При всем обилии написанного у Слуцкого нет равнодушных стихотворений. Это удивительно. Возьмем предельно одиозное уже по названию: «Как меня принимали в партию». Куда, как говорится, дальше.
«Я засветло ушел в политотдел и заполночь добрался до развалин, где он располагался. Посидел, газеты поглядел. Потом — позвали».
Дочитываешь до конца — и берет за живое, такая за этим страсть, такое желание, чтобы партия состояла из нелживых, нетрусливых, хороших людей. Желание по тем временам антипартийное. Он верил, что это возможно.
— Тут я с вами поспорю. Потому что при своем историческом уме и прозрениях, проявленных в других стихах, он не мог после 37-го, 41-го, 49-го верить, что это не страшная организация. Она уже столько наделала, что это все же скорее был самообман, самовнушение.
— Да, страшная, но не было же зримой альтернативы ее реформированию. Никто не помышлял — и Слуцкий тоже, — чтобы сбросить. Силы такой не было. Никто не мог вообразить, что она развалится сама.
— Но были же диссиденты…
— Не было никаких диссидентов! То есть было, конечно, полдюжины замечательных людей, вроде того же Корнилова или Кима, но в основном же это — так, пена.

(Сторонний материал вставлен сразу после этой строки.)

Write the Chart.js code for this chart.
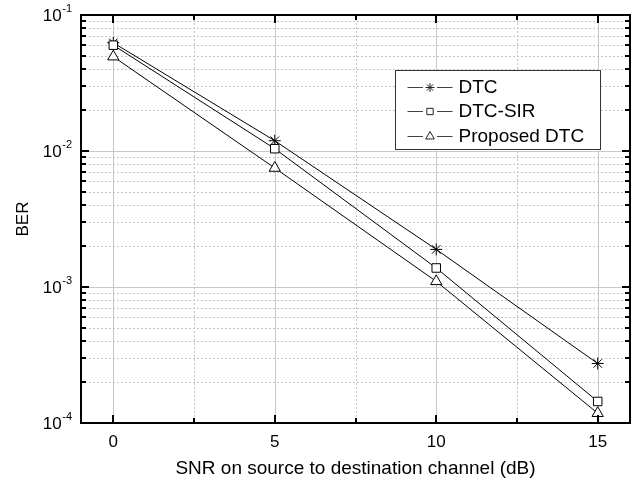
<!DOCTYPE html>
<html>
<head>
<meta charset="utf-8">
<script src="https://cdn.jsdelivr.net/npm/chart.js@4/dist/chart.umd.min.js"></script>
<style>
    html, body { margin: 0; padding: 0; background: #fff; }
    #ber-chart { display: block; }
</style>
</head>
<body>
<canvas id="ber-chart" width="639" height="481"></canvas>
<script>
const snr = [0, 5, 10, 15];
const dtc = [0.0625, 0.0119, 0.00189, 0.000274];
const dtcSir = [0.060, 0.0104, 0.00138, 0.000144];
const proposedDtc = [0.0494, 0.0075, 0.0011, 0.000118];

const seriesLabels = ['DTC', 'DTC-SIR', 'Proposed DTC'];
const xTicks = [0, 5, 10, 15];
const xMinorTicks = [2.5, 7.5, 12.5];
const yDecades = [-4, -3, -2, -1];

const FONT = 'Arial, "Liberation Sans", sans-serif';

function toPoints(values) {
    return values.map(function (v, i) { return { x: snr[i], y: v }; });
}

// grid, frame with inward ticks, superscript y labels, boxed legend
const decorPlugin = {
    id: 'decor',
    beforeDatasetsDraw: function (chart) {
        const c = chart.ctx;
        const a = chart.chartArea;
        const xs = chart.scales.x;
        const ys = chart.scales.y;
        c.save();
        c.lineWidth = 1;
        c.strokeStyle = '#c4c4c4';

        // minor grid (dotted)
        c.setLineDash([2, 2]);
        yDecades.slice(0, -1).forEach(function (e) {
            for (let k = 2; k <= 9; k++) {
                const y = Math.round(ys.getPixelForValue(k * Math.pow(10, e))) + 0.5;
                c.beginPath(); c.moveTo(a.left, y); c.lineTo(a.right, y); c.stroke();
            }
        });
        xMinorTicks.forEach(function (v) {
            const x = Math.round(xs.getPixelForValue(v)) + 0.5;
            c.beginPath(); c.moveTo(x, a.top); c.lineTo(x, a.bottom); c.stroke();
        });

        // major grid (solid)
        c.setLineDash([]);
        c.strokeStyle = '#c8c8c8';
        yDecades.forEach(function (e) {
            const y = Math.round(ys.getPixelForValue(Math.pow(10, e))) + 0.5;
            c.beginPath(); c.moveTo(a.left, y); c.lineTo(a.right, y); c.stroke();
        });
        xTicks.forEach(function (v) {
            const x = Math.round(xs.getPixelForValue(v)) + 0.5;
            c.beginPath(); c.moveTo(x, a.top); c.lineTo(x, a.bottom); c.stroke();
        });
        c.restore();
    },
    afterDatasetsDraw: function (chart) {
        const c = chart.ctx;
        const a = chart.chartArea;
        const xs = chart.scales.x;
        const ys = chart.scales.y;
        c.save();
        c.strokeStyle = '#000';

        // ticks
        c.lineWidth = 2;
        function vTick(x, len) {
            c.beginPath(); c.moveTo(x, a.bottom); c.lineTo(x, a.bottom - len); c.stroke();
            c.beginPath(); c.moveTo(x, a.top); c.lineTo(x, a.top + len); c.stroke();
        }
        function hTick(y, len) {
            c.beginPath(); c.moveTo(a.left, y); c.lineTo(a.left + len, y); c.stroke();
            c.beginPath(); c.moveTo(a.right, y); c.lineTo(a.right - len, y); c.stroke();
        }
        xTicks.forEach(function (v) { vTick(Math.round(xs.getPixelForValue(v)), 8); });
        xMinorTicks.forEach(function (v) { vTick(Math.round(xs.getPixelForValue(v)), 5); });
        yDecades.forEach(function (e) {
            hTick(Math.round(ys.getPixelForValue(Math.pow(10, e))), 8);
            if (e < -1) {
                for (let k = 2; k <= 9; k++) {
                    hTick(Math.round(ys.getPixelForValue(k * Math.pow(10, e))), 5);
                }
            }
        });

        // frame
        c.lineWidth = 2;
        c.strokeRect(a.left, a.top, a.right - a.left, a.bottom - a.top);

        // y labels 10^n
        c.fillStyle = '#000';
        c.textBaseline = 'middle';
        yDecades.forEach(function (e) {
            const y = ys.getPixelForValue(Math.pow(10, e));
            const sup = '-' + Math.abs(e);
            c.font = '11px ' + FONT;
            const w2 = c.measureText(sup).width;
            const supRight = a.left - 9;
            c.textAlign = 'left';
            c.fillText(sup, supRight - w2, y - 6);
            c.font = '17px ' + FONT;
            c.textAlign = 'right';
            c.fillText('10', supRight - w2 - 0.5, y + 1);
        });

        // legend
        const box = { left: a.right - 234.5, top: a.top + 55.5, width: 205, height: 79 };
        c.fillStyle = '#fff';
        c.fillRect(box.left, box.top, box.width, box.height);
        c.lineWidth = 1;
        c.strokeStyle = '#333';
        c.strokeRect(box.left, box.top, box.width, box.height);
        c.font = '19px ' + FONT;
        c.textAlign = 'left';
        c.textBaseline = 'middle';
        chart.data.datasets.forEach(function (ds, i) {
            const y = Math.round(box.top + 16 + i * 24.5) + 0.5;
            const x0 = box.left + 12;
            const x1 = box.left + 57;
            const xm = (x0 + x1) / 2;
            c.strokeStyle = '#444';
            c.lineWidth = 1;
            c.beginPath(); c.moveTo(x0, y); c.lineTo(xm - 7, y); c.stroke();
            c.beginPath(); c.moveTo(xm + 7, y); c.lineTo(x1, y); c.stroke();
            c.fillStyle = '#fff';
            c.strokeStyle = '#222';
            Chart.helpers.drawPoint(c, {
                pointStyle: ds.pointStyle,
                radius: ds.pointRadius - 1.5,
                borderWidth: 1
            }, xm, y);
            c.fillStyle = '#000';
            c.fillText(ds.label, box.left + 63, y + 0.5);
        });
        c.restore();
    }
};

const ctx = document.getElementById('ber-chart').getContext('2d');
new Chart(ctx, {
    type: 'line',
    data: {
        datasets: [{
            label: seriesLabels[0],
            data: toPoints(dtc),
            pointStyle: 'star',
            pointRadius: 6,
            order: 3
        }, {
            label: seriesLabels[1],
            data: toPoints(dtcSir),
            pointStyle: 'rect',
            pointRadius: 6,
            order: 2
        }, {
            label: seriesLabels[2],
            data: toPoints(proposedDtc),
            pointStyle: 'triangle',
            pointRadius: 6.5,
            order: 1
        }].map(function (ds) {
            return Object.assign(ds, {
                borderColor: '#000',
                borderWidth: 1,
                backgroundColor: '#fff',
                pointBackgroundColor: '#fff',
                pointBorderColor: '#000',
                pointBorderWidth: 1,
                tension: 0,
                fill: false
            });
        })
    },
    plugins: [decorPlugin],
    options: {
        responsive: false,
        animation: false,
        events: [],
        layout: { padding: { top: 15, right: 9, left: 0, bottom: 0 } },
        plugins: {
            legend: { display: false },
            tooltip: { enabled: false }
        },
        scales: {
            x: {
                type: 'linear',
                min: -1,
                max: 16,
                afterBuildTicks: function (scale) {
                    scale.ticks = xTicks.map(function (v) { return { value: v }; });
                },
                afterFit: function (scale) { scale.height = 58; },
                grid: { display: false, drawTicks: false },
                border: { display: false },
                ticks: {
                    color: '#000',
                    padding: 9,
                    maxRotation: 0,
                    font: { family: FONT, size: 17 }
                },
                title: {
                    display: true,
                    text: 'SNR on source to destination channel (dB)',
                    color: '#000',
                    padding: { top: 0, bottom: 1 },
                    font: { family: FONT, size: 19 }
                }
            },
            y: {
                type: 'logarithmic',
                min: 1e-4,
                max: 1e-1,
                afterFit: function (scale) { scale.width = 81; },
                grid: { display: false, drawTicks: false },
                border: { display: false },
                ticks: { display: false },
                title: {
                    display: true,
                    text: 'BER',
                    color: '#000',
                    padding: { top: 13, bottom: 0 },
                    font: { family: FONT, size: 17 }
                }
            }
        }
    }
});
</script>
</body>
</html>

— Среди них очень много разных людей. Диссидент это кто? — инакомыслящий. Но вернемся к Слуцкому. Его стихи «Хозяин» или «Евреи» говорят о том, какой огромный жил у него внутри протест.
— Конечно, он был поэт протеста. Но альтернатива, которая стояла за протестом, — хорошие коммунисты. Это была единственная надежда. Вранье, что в обозримом будущем обозначалось что-то иное.
— Почему же вы тогда не вступали в партию?
— Потому что понимал, что из меня не получится хороший коммунист.[26]